■ **Task details**:
Where does the string "with" appear in the records? Copy every line that contains it.
══ Information provided ══
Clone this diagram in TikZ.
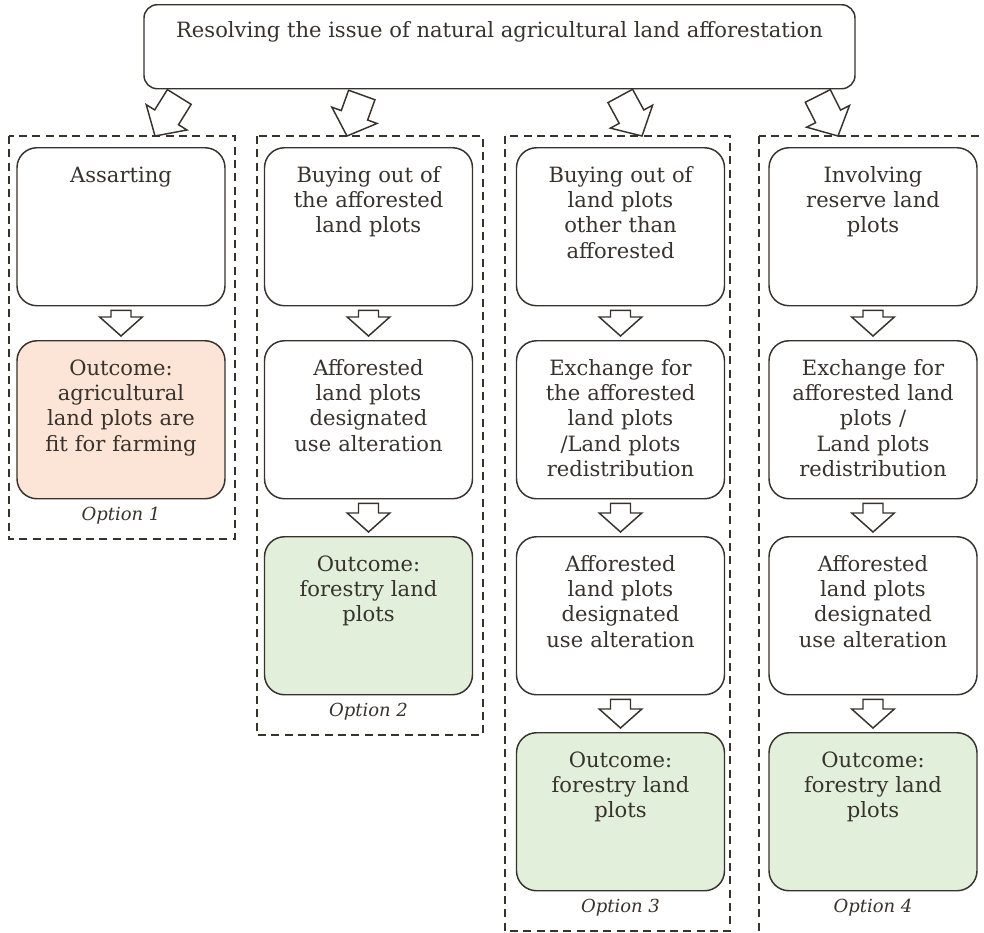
\documentclass[tikz,border=0pt]{standalone}
\usepackage{fontspec}
\setmainfont{DejaVu Serif}
\usepackage{tikz}
\usetikzlibrary{calc}

\definecolor{ink}{HTML}{38322D}
\definecolor{farmfill}{HTML}{FCE4D6}
\definecolor{forestfill}{HTML}{E2EFDA}

\tikzset{
  headline/.style={draw=ink, line width=1.1pt, rounded corners=10pt, fill=white,
    anchor=north, inner sep=0pt, minimum width=533.25pt,
    text height=24.75pt, text depth=38.25pt, text=ink, font=\fontsize{15.8}{19}\selectfont},
  stage/.style={draw=ink, line width=1.1pt, rounded corners=15pt, fill=white,
    anchor=north, inner sep=0pt, minimum width=156pt, minimum height=118.5pt},
  stagetext/.style={text=ink, font=\fontsize{15.8}{19}\selectfont, align=center,
    text width=154pt, anchor=north, inner sep=0pt, execute at begin node=\strut},
  option/.style={draw=ink, line width=0.9pt, dash pattern=on 6pt off 4pt},
  optlabel/.style={text=ink, font=\fontsize{13.5}{15}\selectfont\itshape, anchor=base},
  flow/.style={draw=ink, line width=1.1pt, fill=white, line join=miter}
}

% block arrow: shaft half width, head half width, head length, tail, tip
\newcommand{\blockarrow}[5]{%
  \coordinate (ba-t) at (#4);
  \coordinate (ba-h) at (#5);
  \coordinate (ba-b) at ($(ba-h)!#3!(ba-t)$);
  \draw[flow] ($(ba-t)!#1!90:(ba-h)$) -- ($(ba-b)!#1!90:(ba-h)$)
    -- ($(ba-b)!#2!90:(ba-h)$) -- (ba-h) -- ($(ba-b)!#2!-90:(ba-h)$)
    -- ($(ba-b)!#1!-90:(ba-h)$) -- ($(ba-t)!#1!-90:(ba-h)$) -- cycle;
}
\newcommand{\toparrow}[2]{\blockarrow{10.5pt}{18pt}{16.5pt}{#1}{#2}}
\newcommand{\rowarrow}[2]{\blockarrow{7.5pt}{16pt}{14.25pt}{$(#1.south)+(0,4)$}{$(#2.north)+(0,-4)$}}

% box with its text set from the top
\newcommand{\stagebox}[5][white]{%
  \node[stage, fill=#1] (#2) at (#3,#4) {};
  \node[stagetext] (#2-t) at ([yshift=-12.95pt]#2.north) {#5};
}

\begin{document}
\begin{tikzpicture}[x=0.75pt, y=-0.75pt]
  \useasboundingbox (0,0) rectangle (984,932);

  \node[headline] (top) at (499.5,4) {Resolving the issue of natural agricultural land afforestation};

  % dashed option frames
  \draw[option] (9,136) coordinate (opt1) rectangle (235,539);
  \draw[option] (257,136) coordinate (opt2) rectangle (483,735);
  \draw[option] (505,136) coordinate (opt3) rectangle (730,931);
  \draw[option] (759,136) coordinate (opt4) rectangle (985,940);

  % option 1
  \stagebox{c1r1}{121}{147}{Assarting}
  \stagebox[farmfill]{c1r2}{121}{340}{Outcome:\\ agricultural\\ land plots are\\ fit for farming}
  \node[optlabel] (lab1) at ([yshift=-15.5pt]c1r2.south) {Option 1};

  % option 2
  \stagebox{c2r1}{368.5}{147}{Buying out of\\ the afforested\\ land plots}
  \stagebox{c2r2}{368.5}{340}{Afforested\\ land plots\\ designated\\ use alteration}
  \stagebox[forestfill]{c2r3}{368.5}{536}{Outcome:\\ forestry land\\ plots}
  \node[optlabel] (lab2) at ([yshift=-15.5pt]c2r3.south) {Option 2};

  % option 3
  \stagebox{c3r1}{620.5}{147}{Buying out of\\ land plots\\ other than\\ afforested}
  \stagebox{c3r2}{620.5}{340}{Exchange for\\ the afforested\\ land plots\\ /Land plots\\ redistribution}
  \stagebox{c3r3}{620.5}{536}{Afforested\\ land plots\\ designated\\ use alteration}
  \stagebox[forestfill]{c3r4}{620.5}{732}{Outcome:\\ forestry land\\ plots}
  \node[optlabel] (lab3) at ([yshift=-15.5pt]c3r4.south) {Option 3};

  % option 4
  \stagebox{c4r1}{873}{147}{Involving\\ reserve land\\ plots}
  \stagebox{c4r2}{873}{340}{Exchange for\\ afforested land\\ plots /\\ Land plots\\ redistribution}
  \stagebox{c4r3}{873}{536}{Afforested\\ land plots\\ designated\\ use alteration}
  \stagebox[forestfill]{c4r4}{873}{732}{Outcome:\\ forestry land\\ plots}
  \node[optlabel] (lab4) at ([yshift=-15.5pt]c4r4.south) {Option 4};

  % arrows
  \toparrow{$(top.south west)+(36,7.5)$}{$(opt1)+(146,0)$}
  \toparrow{$(top.south west)+(218.5,5.5)$}{$(opt2)+(90,0)$}
  \toparrow{$(top.south west)+(477,6.5)$}{$(opt3)+(137,0)$}
  \toparrow{$(top.south west)+(674.5,6.5)$}{$(opt4)+(79,0)$}
  \foreach \srcbox/\dstbox in {c1r1/c1r2, c2r1/c2r2, c2r2/c2r3, c3r1/c3r2, c3r2/c3r3,
      c3r3/c3r4, c4r1/c4r2, c4r2/c4r3, c4r3/c4r4}
    {\rowarrow{\srcbox}{\dstbox}}
\end{tikzpicture}
\end{document}
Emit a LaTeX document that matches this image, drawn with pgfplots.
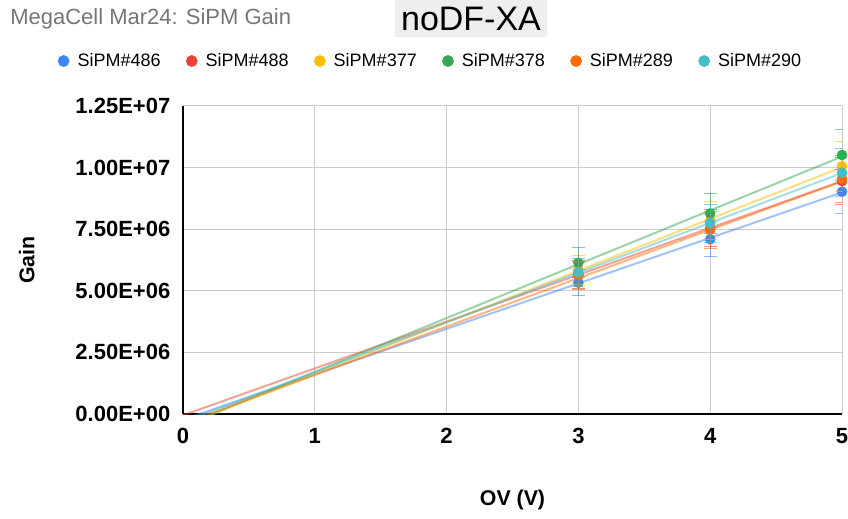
\documentclass[border=0pt]{standalone}
\usepackage{pgfplots}
\usepackage{pgfplotstable}
\pgfplotsset{compat=1.18}
\usepackage{fontspec}
\setmainfont{Liberation Sans}
\definecolor{cBlue}{HTML}{4285F4}
\definecolor{cRed}{HTML}{EA4335}
\definecolor{cYellow}{HTML}{FBBC04}
\definecolor{cGreen}{HTML}{34A853}
\definecolor{cOrange}{HTML}{FF6D01}
\definecolor{cCyan}{HTML}{46BDC6}
\definecolor{titlegray}{HTML}{757575}
\definecolor{boxgray}{HTML}{EEEEEE}
\definecolor{gridgray}{HTML}{CCCCCC}

\pgfplotstableread{
x y e
3 5330000 533000
4 7090000 709000
5 9020000 902000
}\dataA
\pgfplotstableread{
x y e
3 5650000 565000
4 7550000 755000
5 9450000 945000
}\dataB
\pgfplotstableread{
x y e
3 5850000 585000
4 7850000 785000
5 10050000 1005000
}\dataC
\pgfplotstableread{
x y e
3 6140000 614000
4 8140000 814000
5 10510000 1051000
}\dataD
\pgfplotstableread{
x y e
3 5620000 562000
4 7470000 747000
5 9550000 955000
}\dataE
\pgfplotstableread{
x y e
3 5750000 575000
4 7740000 774000
5 9790000 979000
}\dataF

\pgfplotsset{
  pts/.style={color=#1, only marks, mark=*, mark size=3.75pt,
    mark options={solid, fill=#1, draw=#1},
    error bars/.cd, y dir=both, y explicit,
    error bar style={draw=#1, opacity=0.6, line width=0.75pt},
    error mark options={rotate=90, mark size=5pt, draw=#1, opacity=0.6, line width=0.75pt}},
  trend/.style={draw=#1, opacity=0.5, line width=1.5pt, forget plot, no marks}
}

\begin{document}
\begin{tikzpicture}
\useasboundingbox (0,0) rectangle (636pt,388.5pt);
\node[anchor=west, text=titlegray, inner sep=0pt] at (7.5pt,374.5pt) {\fontsize{16.5}{18}\selectfont MegaCell Mar24: SiPM Gain};
\node[fill=boxgray, anchor=north, inner sep=0pt, minimum width=114pt, minimum height=27.75pt] at (353.25pt,388.5pt) {\fontsize{25.5}{28}\selectfont noDF-XA};
\begin{axis}[
  at={(137.25pt,78pt)}, anchor=south west,
  width=494.25pt, height=231pt, scale only axis,
  xmin=0, xmax=5, ymin=0, ymax=12500000,
  axis x line*=bottom, axis y line*=left,
  axis line style={black, line width=1.2pt},
  grid=major, grid style={draw=gridgray, line width=0.75pt},
  major tick length=0pt,
  xtick={0,1,2,3,4,5}, xticklabels={0,1,2,3,4,5},
  ytick={0,2500000,5000000,7500000,10000000,12500000},
  yticklabels={0.00E+00,2.50E+06,5.00E+06,7.50E+06,1.00E+07,1.25E+07},
  scaled y ticks=false,
  ticklabel style={font=\fontsize{16.5}{18}\selectfont\bfseries, black},
  yticklabel style={xshift=-6pt},
  xticklabel style={yshift=-7pt},
  xlabel={OV (V)}, ylabel={Gain},
  label style={font=\fontsize{16}{18}\selectfont\bfseries},
  xlabel style={at={(axis description cs:0.5,-0.279)}, anchor=center},
  ylabel style={at={(axis description cs:-0.237,0.5)}, anchor=center},
  clip mode=individual,
  legend columns=6,
  legend image code/.code={\fill[#1] (0.2cm,0cm) circle (4.2pt);},
  legend style={at={(axis description cs:0.376,1.146)}, anchor=center, draw=none, fill=none,
    font=\fontsize{13.5}{15}\selectfont, text=black,
    /tikz/every odd column/.append style={column sep=4pt},
    /tikz/every even column/.append style={column sep=17pt}},
  legend cell align=left,
]
\addplot[trend=cBlue] coordinates {(0,-233000) (5,8992000)};
\addplot[trend=cRed] coordinates {(0,-50000) (5,9450000)};
\addplot[trend=cYellow] coordinates {(0,-483000) (5,10017000)};
\addplot[trend=cGreen] coordinates {(0,-477000) (5,10448000)};
\addplot[trend=cOrange] coordinates {(0,-383000) (5,9442000)};
\addplot[trend=cCyan] coordinates {(0,-320000) (5,9780000)};

\addplot[pts=cBlue] table[x=x, y=y, y error=e] {\dataA};
\addlegendentry{SiPM\#486}
\addplot[pts=cRed] table[x=x, y=y, y error=e] {\dataB};
\addlegendentry{SiPM\#488}
\addplot[pts=cYellow] table[x=x, y=y, y error=e] {\dataC};
\addlegendentry{SiPM\#377}
\addplot[pts=cGreen] table[x=x, y=y, y error=e] {\dataD};
\addlegendentry{SiPM\#378}
\addplot[pts=cOrange] table[x=x, y=y, y error=e] {\dataE};
\addlegendentry{SiPM\#289}
\addplot[pts=cCyan] table[x=x, y=y, y error=e] {\dataF};
\addlegendentry{SiPM\#290}
\end{axis}
\end{tikzpicture}
\end{document}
═══
■ **Written reply**:
% box with its text set from the top
Emit a LaTeX document that matches this image, drawn with pgfplots.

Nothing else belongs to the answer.